— Given problem —
Take the listing from its first line through the line that contains "0.1, 0.095, 0.08];" and please retype those lines exactly, leaving out the pictures.

** start **

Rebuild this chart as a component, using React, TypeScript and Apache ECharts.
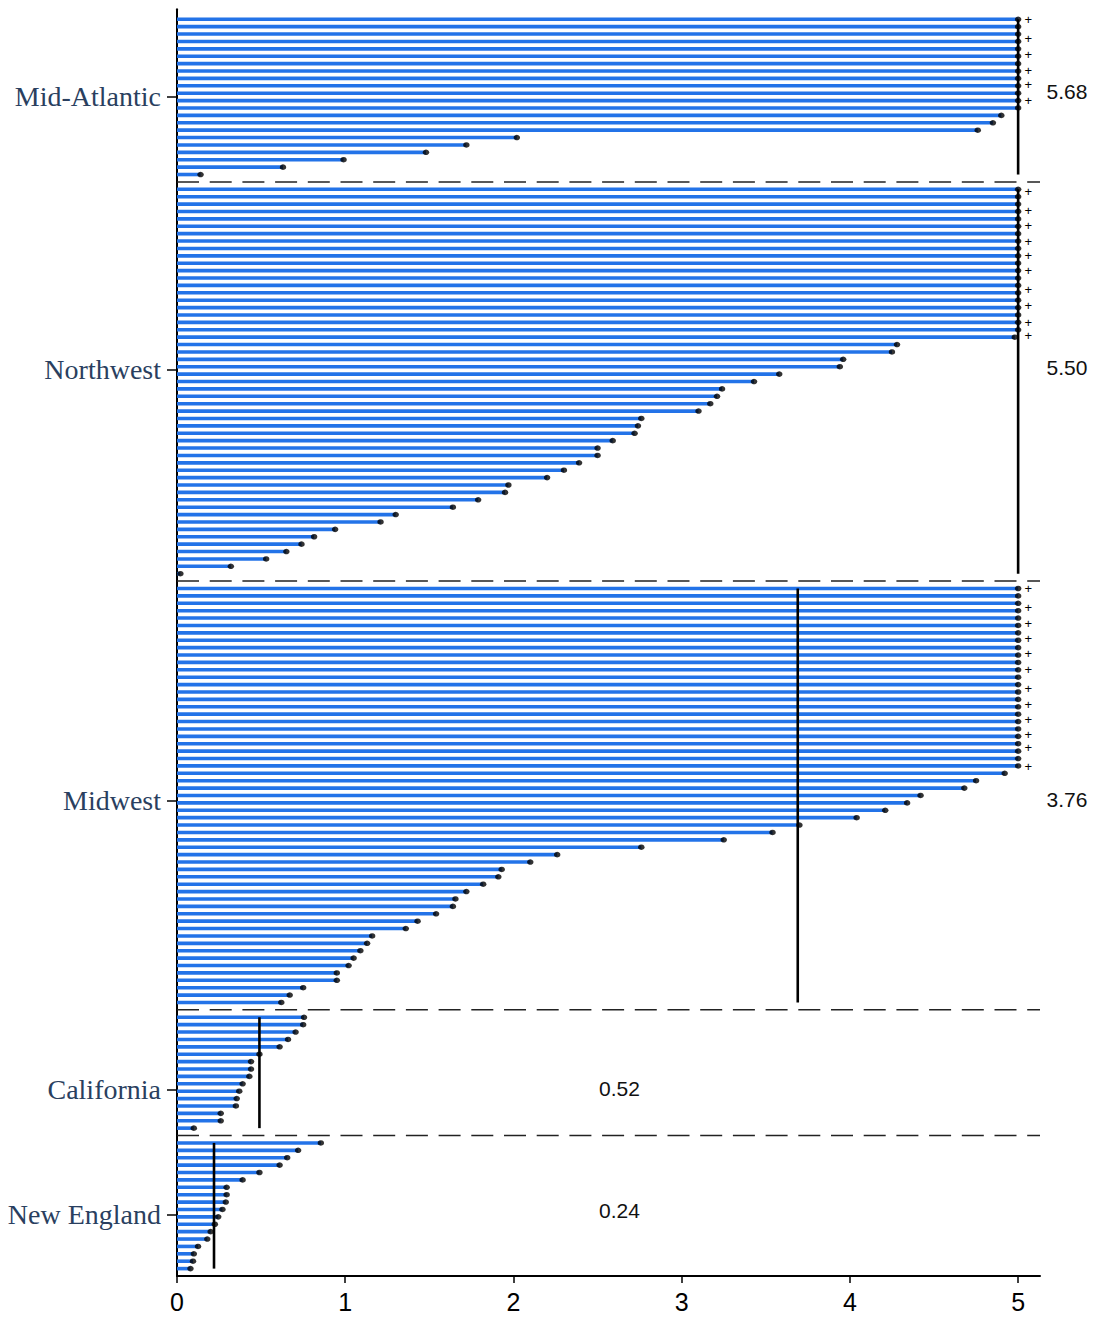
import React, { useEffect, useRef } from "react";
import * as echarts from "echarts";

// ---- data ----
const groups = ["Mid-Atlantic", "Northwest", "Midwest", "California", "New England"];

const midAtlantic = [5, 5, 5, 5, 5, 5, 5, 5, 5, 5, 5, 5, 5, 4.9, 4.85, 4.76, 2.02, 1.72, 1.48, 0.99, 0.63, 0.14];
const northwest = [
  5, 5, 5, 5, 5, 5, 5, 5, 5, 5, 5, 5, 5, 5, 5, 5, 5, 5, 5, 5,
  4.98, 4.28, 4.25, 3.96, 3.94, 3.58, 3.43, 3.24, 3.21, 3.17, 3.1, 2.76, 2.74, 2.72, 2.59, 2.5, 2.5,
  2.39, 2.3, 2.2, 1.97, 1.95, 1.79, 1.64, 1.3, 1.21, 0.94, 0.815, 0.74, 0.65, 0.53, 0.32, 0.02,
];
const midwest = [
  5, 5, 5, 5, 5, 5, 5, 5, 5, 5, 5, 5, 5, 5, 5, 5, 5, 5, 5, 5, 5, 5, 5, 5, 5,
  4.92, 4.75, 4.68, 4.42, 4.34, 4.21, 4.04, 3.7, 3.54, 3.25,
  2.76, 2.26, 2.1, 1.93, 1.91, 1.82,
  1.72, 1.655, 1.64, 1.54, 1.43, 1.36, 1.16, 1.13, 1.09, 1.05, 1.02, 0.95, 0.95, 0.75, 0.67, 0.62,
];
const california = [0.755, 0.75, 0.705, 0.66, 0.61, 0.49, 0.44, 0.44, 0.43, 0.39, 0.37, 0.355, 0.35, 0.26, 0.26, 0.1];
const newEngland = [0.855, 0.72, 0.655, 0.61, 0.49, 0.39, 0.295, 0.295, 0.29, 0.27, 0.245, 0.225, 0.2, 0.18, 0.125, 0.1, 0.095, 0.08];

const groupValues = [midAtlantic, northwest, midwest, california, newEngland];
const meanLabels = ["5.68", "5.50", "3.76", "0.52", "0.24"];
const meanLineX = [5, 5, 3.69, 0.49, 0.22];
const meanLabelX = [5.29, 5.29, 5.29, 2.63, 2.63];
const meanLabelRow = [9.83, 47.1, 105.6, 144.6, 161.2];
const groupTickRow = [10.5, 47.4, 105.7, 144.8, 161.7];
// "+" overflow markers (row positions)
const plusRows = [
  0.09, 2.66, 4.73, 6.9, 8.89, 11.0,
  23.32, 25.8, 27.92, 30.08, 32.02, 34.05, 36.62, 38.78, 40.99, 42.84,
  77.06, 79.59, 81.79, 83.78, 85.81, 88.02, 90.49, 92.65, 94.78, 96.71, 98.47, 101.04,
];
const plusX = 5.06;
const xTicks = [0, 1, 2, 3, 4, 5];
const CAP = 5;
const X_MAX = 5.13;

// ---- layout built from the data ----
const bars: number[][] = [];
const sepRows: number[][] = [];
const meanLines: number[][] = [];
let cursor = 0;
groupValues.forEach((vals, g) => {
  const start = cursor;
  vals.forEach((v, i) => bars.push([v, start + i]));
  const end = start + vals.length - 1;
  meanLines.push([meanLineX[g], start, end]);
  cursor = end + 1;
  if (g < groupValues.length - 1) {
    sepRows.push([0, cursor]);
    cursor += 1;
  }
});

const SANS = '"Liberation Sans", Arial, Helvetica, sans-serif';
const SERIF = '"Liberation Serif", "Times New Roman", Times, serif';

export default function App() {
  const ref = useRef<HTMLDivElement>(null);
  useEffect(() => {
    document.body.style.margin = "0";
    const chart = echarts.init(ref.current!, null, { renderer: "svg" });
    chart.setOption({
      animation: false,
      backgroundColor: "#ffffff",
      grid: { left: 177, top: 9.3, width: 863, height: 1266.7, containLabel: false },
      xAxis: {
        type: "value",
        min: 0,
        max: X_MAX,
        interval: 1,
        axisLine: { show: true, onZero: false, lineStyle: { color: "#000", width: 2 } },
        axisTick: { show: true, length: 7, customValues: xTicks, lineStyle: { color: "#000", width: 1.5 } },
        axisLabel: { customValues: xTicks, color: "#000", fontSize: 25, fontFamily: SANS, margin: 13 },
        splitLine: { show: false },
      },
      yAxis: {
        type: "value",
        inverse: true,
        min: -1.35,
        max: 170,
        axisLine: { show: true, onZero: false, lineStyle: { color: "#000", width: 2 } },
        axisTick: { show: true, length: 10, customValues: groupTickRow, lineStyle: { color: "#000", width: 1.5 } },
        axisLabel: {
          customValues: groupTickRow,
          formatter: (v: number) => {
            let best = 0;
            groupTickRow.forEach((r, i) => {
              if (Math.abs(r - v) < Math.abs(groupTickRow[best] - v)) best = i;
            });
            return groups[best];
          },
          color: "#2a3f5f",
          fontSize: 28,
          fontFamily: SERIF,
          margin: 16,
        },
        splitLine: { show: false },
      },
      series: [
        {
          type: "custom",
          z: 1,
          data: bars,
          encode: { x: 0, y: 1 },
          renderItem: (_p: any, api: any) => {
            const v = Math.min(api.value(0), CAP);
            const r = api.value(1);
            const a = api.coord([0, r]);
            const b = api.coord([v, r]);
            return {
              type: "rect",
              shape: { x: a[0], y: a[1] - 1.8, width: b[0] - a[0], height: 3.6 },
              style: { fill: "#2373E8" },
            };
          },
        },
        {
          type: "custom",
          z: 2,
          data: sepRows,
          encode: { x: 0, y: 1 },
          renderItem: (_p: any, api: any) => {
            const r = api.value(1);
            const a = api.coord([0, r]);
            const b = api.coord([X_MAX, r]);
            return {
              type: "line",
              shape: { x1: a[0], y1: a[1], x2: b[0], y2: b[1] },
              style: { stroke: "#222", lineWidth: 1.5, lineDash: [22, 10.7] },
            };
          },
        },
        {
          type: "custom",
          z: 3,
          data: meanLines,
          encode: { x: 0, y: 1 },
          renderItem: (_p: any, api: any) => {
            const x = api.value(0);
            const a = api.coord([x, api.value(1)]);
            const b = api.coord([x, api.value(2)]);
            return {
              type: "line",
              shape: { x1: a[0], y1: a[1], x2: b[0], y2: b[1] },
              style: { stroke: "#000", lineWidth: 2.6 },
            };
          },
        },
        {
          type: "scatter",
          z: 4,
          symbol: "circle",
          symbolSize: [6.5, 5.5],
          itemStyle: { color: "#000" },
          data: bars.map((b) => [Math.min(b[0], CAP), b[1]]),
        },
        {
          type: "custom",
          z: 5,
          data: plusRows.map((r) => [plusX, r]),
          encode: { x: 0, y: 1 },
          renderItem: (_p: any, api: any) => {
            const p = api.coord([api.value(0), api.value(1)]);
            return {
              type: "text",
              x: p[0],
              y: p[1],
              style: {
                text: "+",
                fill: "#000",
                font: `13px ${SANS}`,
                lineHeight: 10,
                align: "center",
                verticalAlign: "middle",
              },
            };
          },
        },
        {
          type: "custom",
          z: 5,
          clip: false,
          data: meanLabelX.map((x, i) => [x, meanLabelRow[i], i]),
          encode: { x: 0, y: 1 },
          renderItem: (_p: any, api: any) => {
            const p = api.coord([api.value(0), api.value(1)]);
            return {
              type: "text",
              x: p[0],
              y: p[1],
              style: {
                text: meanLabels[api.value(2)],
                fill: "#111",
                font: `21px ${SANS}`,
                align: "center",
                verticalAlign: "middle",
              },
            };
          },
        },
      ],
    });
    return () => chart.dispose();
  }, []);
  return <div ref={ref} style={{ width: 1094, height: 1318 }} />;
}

** end **

— Result below —
Rebuild this chart as a component, using React, TypeScript and Apache ECharts.
import React, { useEffect, useRef } from "react";
import * as echarts from "echarts";

// ---- data ----
const groups = ["Mid-Atlantic", "Northwest", "Midwest", "California", "New England"];

const midAtlantic = [5, 5, 5, 5, 5, 5, 5, 5, 5, 5, 5, 5, 5, 4.9, 4.85, 4.76, 2.02, 1.72, 1.48, 0.99, 0.63, 0.14];
const northwest = [
  5, 5, 5, 5, 5, 5, 5, 5, 5, 5, 5, 5, 5, 5, 5, 5, 5, 5, 5, 5,
  4.98, 4.28, 4.25, 3.96, 3.94, 3.58, 3.43, 3.24, 3.21, 3.17, 3.1, 2.76, 2.74, 2.72, 2.59, 2.5, 2.5,
  2.39, 2.3, 2.2, 1.97, 1.95, 1.79, 1.64, 1.3, 1.21, 0.94, 0.815, 0.74, 0.65, 0.53, 0.32, 0.02,
];
const midwest = [
  5, 5, 5, 5, 5, 5, 5, 5, 5, 5, 5, 5, 5, 5, 5, 5, 5, 5, 5, 5, 5, 5, 5, 5, 5,
  4.92, 4.75, 4.68, 4.42, 4.34, 4.21, 4.04, 3.7, 3.54, 3.25,
  2.76, 2.26, 2.1, 1.93, 1.91, 1.82,
  1.72, 1.655, 1.64, 1.54, 1.43, 1.36, 1.16, 1.13, 1.09, 1.05, 1.02, 0.95, 0.95, 0.75, 0.67, 0.62,
];
const california = [0.755, 0.75, 0.705, 0.66, 0.61, 0.49, 0.44, 0.44, 0.43, 0.39, 0.37, 0.355, 0.35, 0.26, 0.26, 0.1];
const newEngland = [0.855, 0.72, 0.655, 0.61, 0.49, 0.39, 0.295, 0.295, 0.29, 0.27, 0.245, 0.225, 0.2, 0.18, 0.125, 0.1, 0.095, 0.08];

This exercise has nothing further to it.